## Goal of the exercise
Reproduce the listing below in full and without alteration, apart from its pictures.

## Material
---+---
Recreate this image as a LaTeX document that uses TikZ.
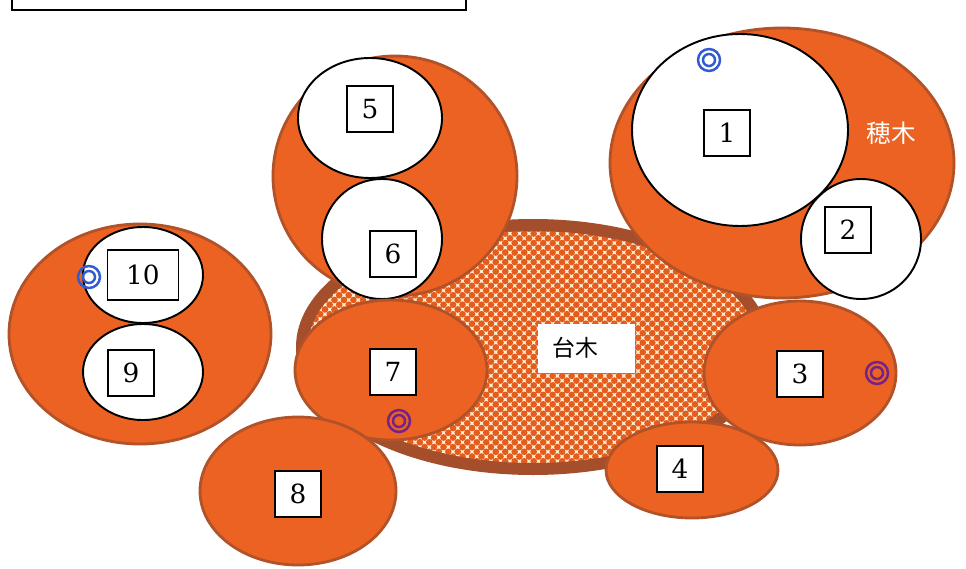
\documentclass[tikz,border=0pt]{standalone}
\usepackage{fontspec}
\newfontfamily\jpfont{Noto Sans CJK JP}
\newfontfamily\numfont{DejaVu Serif}
\usetikzlibrary{patterns}
\definecolor{scionorange}{RGB}{236,98,34}
\definecolor{scionedge}{RGB}{178,82,40}
\definecolor{stockedge}{RGB}{165,78,44}
\definecolor{stockpale}{RGB}{255,240,210}
\definecolor{stockdot}{RGB}{228,92,30}
\definecolor{ringblue}{RGB}{50,90,210}
\definecolor{ringpurple}{RGB}{115,35,135}
\pgfdeclarepatternformonly{stockdots}{\pgfpoint{-0.8pt}{-0.8pt}}{\pgfpoint{6.2pt}{6.2pt}}{\pgfpoint{5.4pt}{5.4pt}}{%
  \pgfpathcircle{\pgfpoint{1.35pt}{1.35pt}}{1.9pt}%
  \pgfpathcircle{\pgfpoint{4.05pt}{4.05pt}}{1.9pt}%
  \pgfusepath{fill}}

\begin{document}
\begin{tikzpicture}[
    x=0.02cm, y=-0.02cm,
    scion/.style={fill=scionorange, draw=scionedge, line width=1.6pt},
    hole/.style={fill=white, draw=black, line width=1.1pt},
    numbox/.style={rectangle, draw, fill=white, line width=0.8pt, minimum width=0.92cm, minimum height=0.92cm, inner sep=1pt, font=\numfont\fontsize{15}{18}\selectfont},
    ring/.style={circle, draw=#1, line width=1.4pt, minimum size=0.44cm, inner sep=0pt,
        path picture={\draw[#1, line width=1.4pt] (path picture bounding box.center) circle (0.12cm);}}
]
\useasboundingbox (0,0) rectangle (966,568);
\clip (0,0) rectangle (966,568);

\draw[line width=1.1pt] (12,-20) rectangle (466,10);

\fill[stockpale] (533,347) circle [x radius=231, y radius=122];
\path[pattern=stockdots, pattern color=stockdot, draw=stockedge, line width=0.24cm] (533,347) circle [x radius=231, y radius=122];

\draw[scion] (140,334) circle [x radius=131, y radius=110];
\draw[hole] (143,275) circle [x radius=60, y radius=48];
\draw[hole] (143,372) circle [x radius=60, y radius=48];

\draw[scion] (395,176) circle [x radius=122, y radius=120];
\draw[hole] (370,118) circle [x radius=72, y radius=60];
\draw[hole] (382,239) circle [x radius=60, y radius=60];

\draw[scion] (782,163) circle [x radius=172, y radius=135];
\draw[hole] (740,130) circle [x radius=108, y radius=96];
\draw[hole] (861,239) circle [x radius=60, y radius=60];

\draw[scion] (391,370) circle [x radius=96, y radius=70];
\draw[scion] (298,491) circle [x radius=98, y radius=74];
\draw[scion] (800,373) circle [x radius=96, y radius=72];
\draw[scion] (692,470) circle [x radius=86, y radius=48];

\node[numbox] (n1) at (727,133) {1};
\node[numbox] (n2) at (848,230) {2};
\node[numbox] (n3) at (800,374) {3};
\node[numbox] (n4) at (680,469) {4};
\node[numbox] (n5) at (370,109) {5};
\node[numbox] (n6) at (393,254) {6};
\node[numbox] (n7) at (393,372) {7};
\node[numbox] (n8) at (298,494) {8};
\node[numbox] (n9) at (131,373) {9};
\node[numbox, minimum width=1.42cm, minimum height=1cm] (n10) at (143,275) {10};

\node[ring=ringblue] (r1) at (709,60) {};
\node[ring=ringblue] (r10) at (89,277) {};
\node[ring=ringpurple] (r3) at (877,373) {};
\node[ring=ringpurple] (r7) at (399,421) {};

\node[text=white, font=\jpfont\fontsize{14}{16}\selectfont] (scion) at (891,133) {穂木};
\node[fill=white, inner xsep=0.3cm, text width=1.34cm, align=left, minimum height=0.98cm, font=\jpfont\fontsize{13}{15}\selectfont] (stock) at (586,348) {台木};
\end{tikzpicture}
\end{document}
---+---
## Response
Recreate this image as a LaTeX document that uses TikZ.
\documentclass[tikz,border=0pt]{standalone}
\usepackage{fontspec}
\newfontfamily\jpfont{Noto Sans CJK JP}
\newfontfamily\numfont{DejaVu Serif}
\usetikzlibrary{patterns}
\definecolor{scionorange}{RGB}{236,98,34}
\definecolor{scionedge}{RGB}{178,82,40}
\definecolor{stockedge}{RGB}{165,78,44}
\definecolor{stockpale}{RGB}{255,240,210}
\definecolor{stockdot}{RGB}{228,92,30}
\definecolor{ringblue}{RGB}{50,90,210}
\definecolor{ringpurple}{RGB}{115,35,135}
\pgfdeclarepatternformonly{stockdots}{\pgfpoint{-0.8pt}{-0.8pt}}{\pgfpoint{6.2pt}{6.2pt}}{\pgfpoint{5.4pt}{5.4pt}}{%
  \pgfpathcircle{\pgfpoint{1.35pt}{1.35pt}}{1.9pt}%
  \pgfpathcircle{\pgfpoint{4.05pt}{4.05pt}}{1.9pt}%
  \pgfusepath{fill}}

\begin{document}
\begin{tikzpicture}[
    x=0.02cm, y=-0.02cm,
    scion/.style={fill=scionorange, draw=scionedge, line width=1.6pt},
    hole/.style={fill=white, draw=black, line width=1.1pt},
    numbox/.style={rectangle, draw, fill=white, line width=0.8pt, minimum width=0.92cm, minimum height=0.92cm, inner sep=1pt, font=\numfont\fontsize{15}{18}\selectfont},
    ring/.style={circle, draw=#1, line width=1.4pt, minimum size=0.44cm, inner sep=0pt,
        path picture={\draw[#1, line width=1.4pt] (path picture bounding box.center) circle (0.12cm);}}
]
\useasboundingbox (0,0) rectangle (966,568);
\clip (0,0) rectangle (966,568);

\draw[line width=1.1pt] (12,-20) rectangle (466,10);

\fill[stockpale] (533,347) circle [x radius=231, y radius=122];
\path[pattern=stockdots, pattern color=stockdot, draw=stockedge, line width=0.24cm] (533,347) circle [x radius=231, y radius=122];

\draw[scion] (140,334) circle [x radius=131, y radius=110];
\draw[hole] (143,275) circle [x radius=60, y radius=48];
\draw[hole] (143,372) circle [x radius=60, y radius=48];

\draw[scion] (395,176) circle [x radius=122, y radius=120];
\draw[hole] (370,118) circle [x radius=72, y radius=60];
\draw[hole] (382,239) circle [x radius=60, y radius=60];

\draw[scion] (782,163) circle [x radius=172, y radius=135];
\draw[hole] (740,130) circle [x radius=108, y radius=96];
\draw[hole] (861,239) circle [x radius=60, y radius=60];

\draw[scion] (391,370) circle [x radius=96, y radius=70];
\draw[scion] (298,491) circle [x radius=98, y radius=74];
\draw[scion] (800,373) circle [x radius=96, y radius=72];
\draw[scion] (692,470) circle [x radius=86, y radius=48];

\node[numbox] (n1) at (727,133) {1};
\node[numbox] (n2) at (848,230) {2};
\node[numbox] (n3) at (800,374) {3};
\node[numbox] (n4) at (680,469) {4};
\node[numbox] (n5) at (370,109) {5};
\node[numbox] (n6) at (393,254) {6};
\node[numbox] (n7) at (393,372) {7};
\node[numbox] (n8) at (298,494) {8};
\node[numbox] (n9) at (131,373) {9};
\node[numbox, minimum width=1.42cm, minimum height=1cm] (n10) at (143,275) {10};

\node[ring=ringblue] (r1) at (709,60) {};
\node[ring=ringblue] (r10) at (89,277) {};
\node[ring=ringpurple] (r3) at (877,373) {};
\node[ring=ringpurple] (r7) at (399,421) {};

\node[text=white, font=\jpfont\fontsize{14}{16}\selectfont] (scion) at (891,133) {穂木};
\node[fill=white, inner xsep=0.3cm, text width=1.34cm, align=left, minimum height=0.98cm, font=\jpfont\fontsize{13}{15}\selectfont] (stock) at (586,348) {台木};
\end{tikzpicture}
\end{document}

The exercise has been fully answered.